Editor’s note: The Carroll County Times is profiling candidates for the Carroll County Board of Education leading up to the July 19 primary elections. In the nonpartisan race, voters may choose three candidates on their primary election ballots. The top six vote-getters will advance to the general election. Seven candidates are running for three open seats: Tara Battaglia, Patricia Dorsey, Amanda Jozkowski, James Miller, Pat Sands, Tom Scanlan and Steve Whisler. Katie Speert is also listed on the ballot but withdrew from the race in June.
Patricia Dorsey is finishing her first term as a member of the Carroll County Board of Education, and says she still has more work to do for the school system. Dorsey, of Westminster, is running for reelection to her seat, hoping to help with continued recovery from the COVID-19 pandemic.

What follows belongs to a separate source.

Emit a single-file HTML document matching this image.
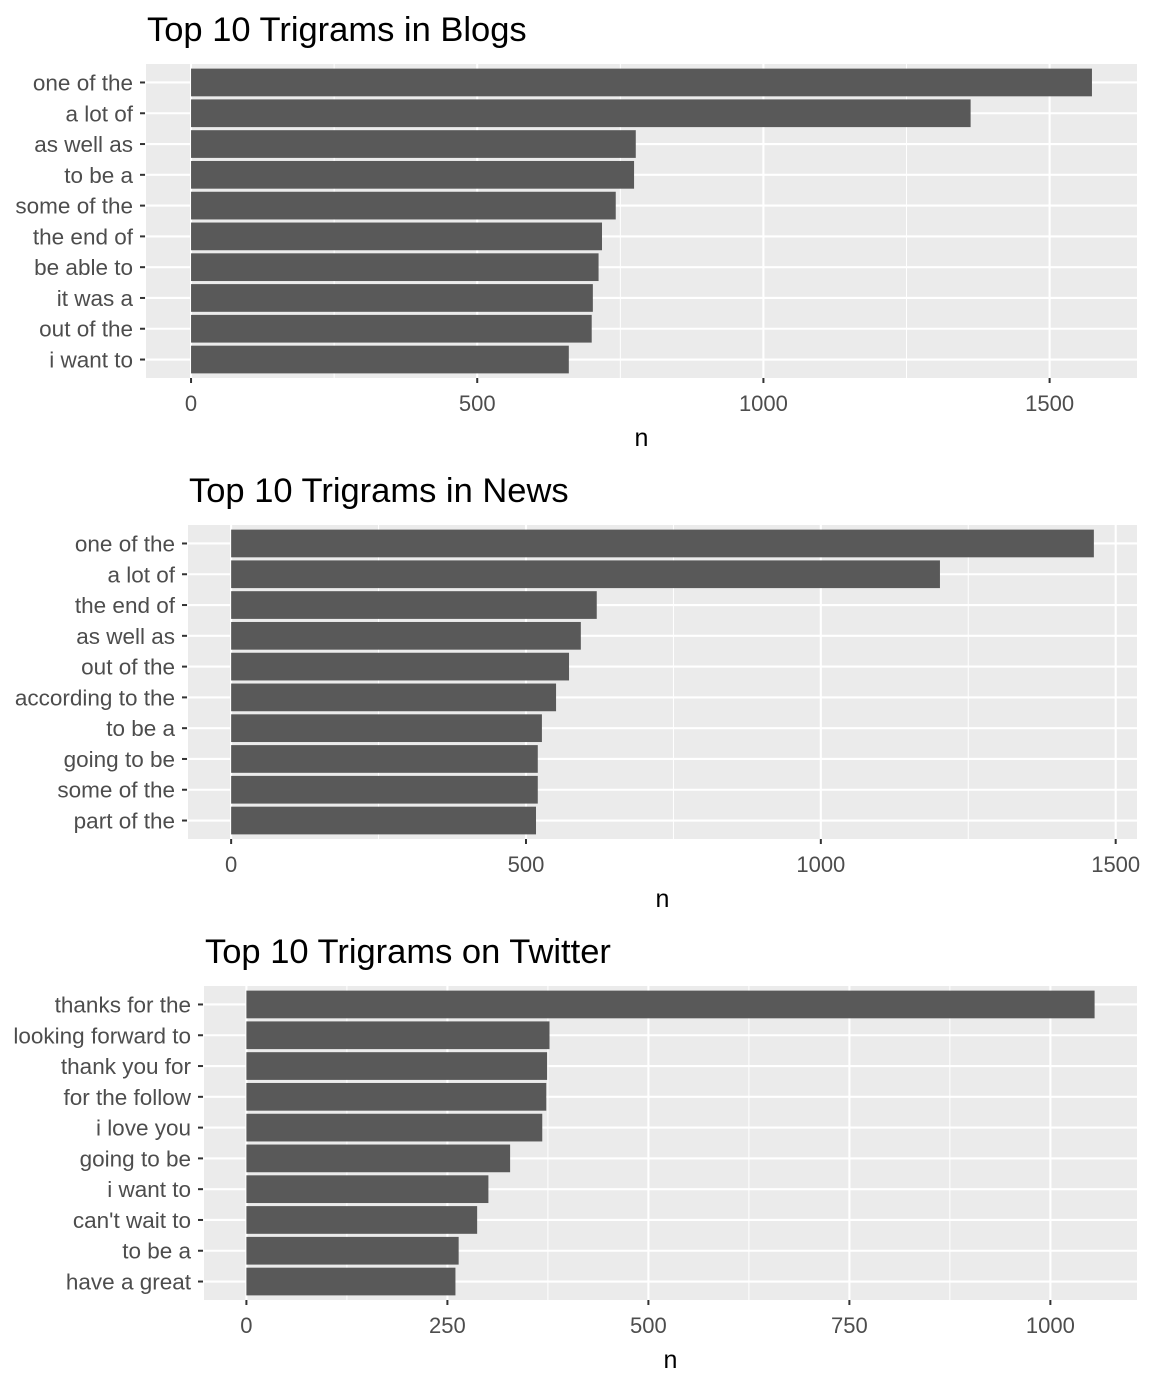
<!DOCTYPE html>
<html><head><meta charset="utf-8">
<style>
html,body{margin:0;padding:0;background:#fff;}
svg{display:block;font-family:"Liberation Sans",Arial,sans-serif;}
</style></head>
<body>
<svg id="chart" width="1152" height="1382" viewBox="0 0 1152 1382" xmlns="http://www.w3.org/2000/svg"></svg>
<script>
const blogsTerms = ["one of the","a lot of","as well as","to be a","some of the","the end of","be able to","it was a","out of the","i want to"];
const blogsValues = [1574,1362,777,774,742,718,712,702,700,660];
const blogsTicks = [0,500,1000,1500];
const newsTerms = ["one of the","a lot of","the end of","as well as","out of the","according to the","to be a","going to be","some of the","part of the"];
const newsValues = [1463,1202,620,593,573,551,527,520,520,517];
const newsTicks = [0,500,1000,1500];
const twitterTerms = ["thanks for the","looking forward to","thank you for","for the follow","i love you","going to be","i want to","can't wait to","to be a","have a great"];
const twitterValues = [1055,377,374,373,368,328,301,287,264,260];
const twitterTicks = [0,250,500,750,1000];

const NS="http://www.w3.org/2000/svg";
const svg=document.getElementById('chart');
function mk(tag,attrs,parent){const e=document.createElementNS(NS,tag);for(const k in attrs)e.setAttribute(k,attrs[k]);(parent||svg).appendChild(e);return e;}

function panel(key,title,terms,values,ticks,left,top){
  const right=1137, bottom=top+314;
  const g=mk('g',{});
  
  
  const maxV=Math.max(...values);
  const lo=-0.05*maxV, hi=maxV*1.05;
  const x=v=>left+(v-lo)/(hi-lo)*(right-left);
  const step=(bottom-top)/(terms.length+0.2);
  const y=i=>top+(0.6+i)*step;
  const bg=mk('rect',{x:left,y:top,width:right-left,height:bottom-top,fill:'#ebebeb'},g);
  
  
  const tstep=ticks[1]-ticks[0];
  for(let v=ticks[0]-tstep/2; v<=hi; v+=tstep/2){
    if(v<lo) continue;
    const major=ticks.includes(v);
    mk('line',{x1:x(v),x2:x(v),y1:top,y2:bottom,stroke:'#fff','stroke-width':major?2.1:1},g);
  }
  terms.forEach((t,i)=>{mk('line',{x1:left,x2:right,y1:y(i),y2:y(i),stroke:'#fff','stroke-width':2.1},g);});
  terms.forEach((t,i)=>{
    const b=mk('rect',{x:x(0),y:y(i)-step*0.45,width:x(values[i])-x(0),height:step*0.9,fill:'#595959'},g);
    
    
    mk('line',{x1:left-6,x2:left-1,y1:y(i),y2:y(i),stroke:'#333','stroke-width':2},g);
    const l=mk('text',{x:left-13,y:y(i)+8,'text-anchor':'end','font-size':22.5,fill:'#4d4d4d'},g);
    l.textContent=t;
    
    
  });
  ticks.forEach(v=>{
    mk('line',{x1:x(v),x2:x(v),y1:bottom,y2:bottom+5,stroke:'#333','stroke-width':2},g);
    const l=mk('text',{x:x(v),y:bottom+33,'text-anchor':'middle','font-size':22,fill:'#4d4d4d'},g);
    l.textContent=v;
    
    
  });
  const at=mk('text',{x:(left+right)/2,y:bottom+68,'text-anchor':'middle','font-size':25,fill:'#000'},g);
  at.textContent='n';
  
  
  const tt=mk('text',{x:left+1,y:top-23,'font-size':34.5,fill:'#000'},g);
  tt.textContent=title;
  
  
}
panel('blogs','Top 10 Trigrams in Blogs',blogsTerms,blogsValues,blogsTicks,146,64);
panel('news','Top 10 Trigrams in News',newsTerms,newsValues,newsTicks,188,525);
panel('twitter','Top 10 Trigrams on Twitter',twitterTerms,twitterValues,twitterTicks,204,986);
</script>
</body></html>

Dorsey was the top vote-getter in the 2018 election and is no stranger to CCPS. She was once a student in Carroll County schools, then worked as a teacher, assistant principal and principal in the system for almost 40 years. She also knows what it is like to be a parent in CCPS, as her two children attended and graduated from Carroll’s public schools.
Her extensive teaching experience, coupled with her administrative career have allowed her to have a “very keen understanding” of the inner workings of the school system, Dorsey said.
“I bring the vision not just of what it takes to have good instruction in the classroom as a teacher, but I know how to observe, evaluate and report on it … I have all those pieces in my background,” Dorsey said. “I don’t think there is anyone (else) who’s running (for the Board of Education) that has been at the level where they not only participated as a teacher in the system but also had part of their job to go in to observe and evaluate the teaching staff.”
Dorsey, a lifelong Carroll County resident and 1968 graduate of South Carroll High School, earned a bachelor’s degree from Morgan State College (now known as Morgan State University), a master’s from Western Maryland College (now known as McDaniel College) and a doctorate from the University of Maryland, College Park.
Dorsey said that she wants to use her expertise to move the school system past problems wrought by the pandemic.
“During the pandemic, we just lost a little bit of our academic footing and I think there was a period of time when we loosed the requirements/standards a bit because everyone was dealing with how we were going to handle the virus … I think we can get try to back to where we were before that and even go farther, if we can,” she said.
If reelected to the Board of Education, Dorsey said she plans to focus on student achievement.
“I feel like I still have something to contribute and I’d like to continue to give back to the system and community which have given so much to me,” she said.